D’ailleurs, seuls Oberndorfer et Strycek réussiront à marquer des points (et donc, à figurer au moins dans le top-10 dans une course), les autres ont eu droit à des pannes mécaniques ou à des classements en courses anonymes. C’est ainsi que s’achève cette sale année 1991 pour Opel qui annonce dans la foulée son retrait dans la discipline pour retourner (brièvement) en rallye.
Quant à l’Omega 3000 Evo, elle fera une apparition aux 24 heures du Nurburgring 1992. Préparée par Irmscher et pilotée par Strycek, Klaus Thaler et Gunther Schmid (patron du fabriquant des jantes Rial), elle terminera à une surprenante quatrième place. Depuis, les Omega ont été revendues et courent parfois dans les meetings historiques ou dans les courses de côte.
Si cette « routière » de compétition a montré de bonnes dispositions aux longues épreuves d’endurance au Nurburgring (à une période ou le plateau était majoritairement composé de pilotes amateurs) , l’Omega a toutefois échoué à contrer ses rivales en DTM. Trop lourde, inconstante en course, pas fiable et insuffisamment développé, l'Omega 3000 Evo était une fausse bonne idée pour le très concurrentiel championnat DTM.

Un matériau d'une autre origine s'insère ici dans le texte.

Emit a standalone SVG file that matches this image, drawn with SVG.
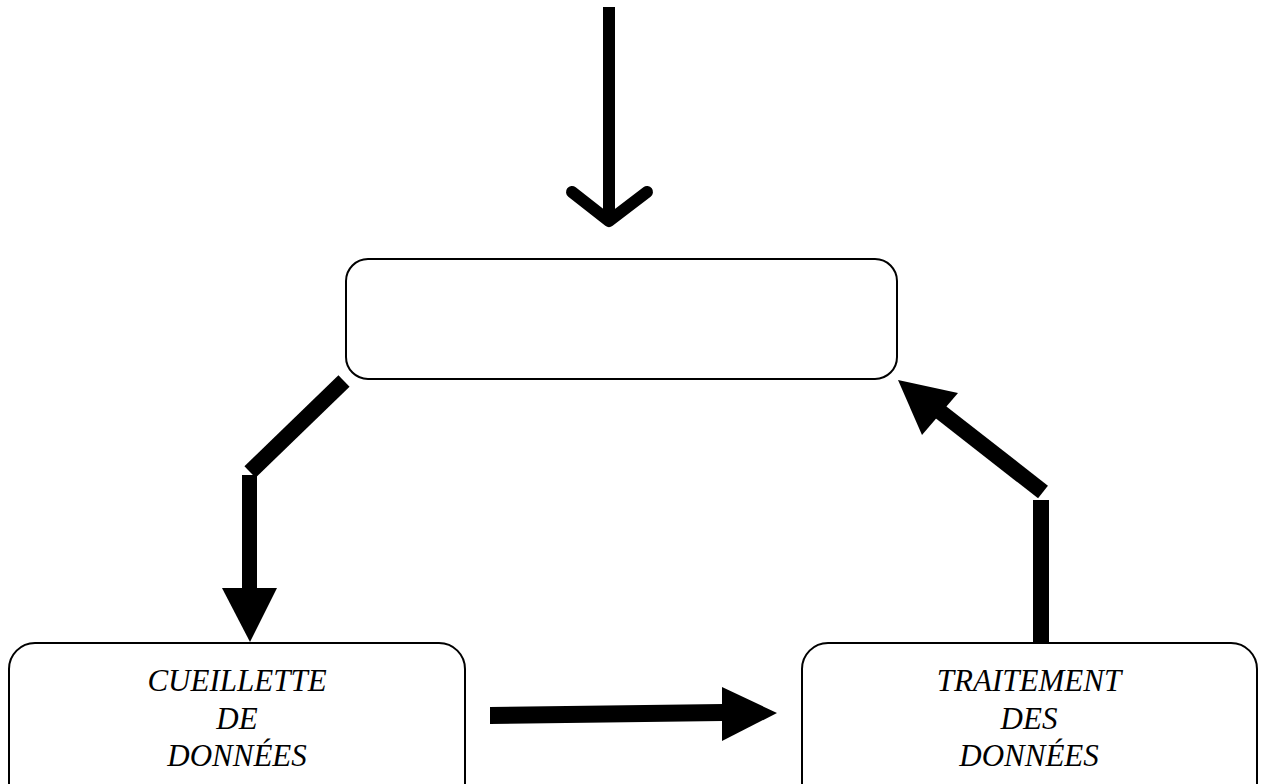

Néanmoins, le public se souvient de sa longue silhouette qui hantait les circuits allemands, et de son bruit qui régalait les spectateurs.
CARACTÉRISTIQUES VOITURE
Moteur : 6 cylindres 3000cc 24 soupapes
Aspiration Atmosphérique
Position du moteur : Avant
Puissance : 360-380 ch à 8900 tr/min.
Couple : 350 Nm à 6100 tr/min
Châssis : basée sur l’Omega 3000 Evo 500 de route, préparée par Irmscher
Boite de vitesses : Manuelle, à 5 vitesses
Transmission : Aux roues arrière
Dimensions : 4,71m (L) * 1,7 (l)
Poids : 1100 à 1150 kg.
RÉSULTATS EN COMPÉTITION
A participé au championnat DTM entre 1990 et 1991
Saison 1990 :
Exploitée par le Team Irmscher
A débuté sur le circuit de l'AVUS, quatrième manche du championnat
Pilotes :K. Niedzwiedz, M. Oestreich, V. Strycek
Meilleur résultat en course: 5eme au Nurburgring-Nordschleife (Course 2)
Saison 1991 :
Exploitée par les teams Irmscher, Eggenberger et Schubel
Meilleur résultat en course : 6eme à Singen (Course 2).
A également participé aux 24 heures du Nurburgring 1990, 1992 et 1993.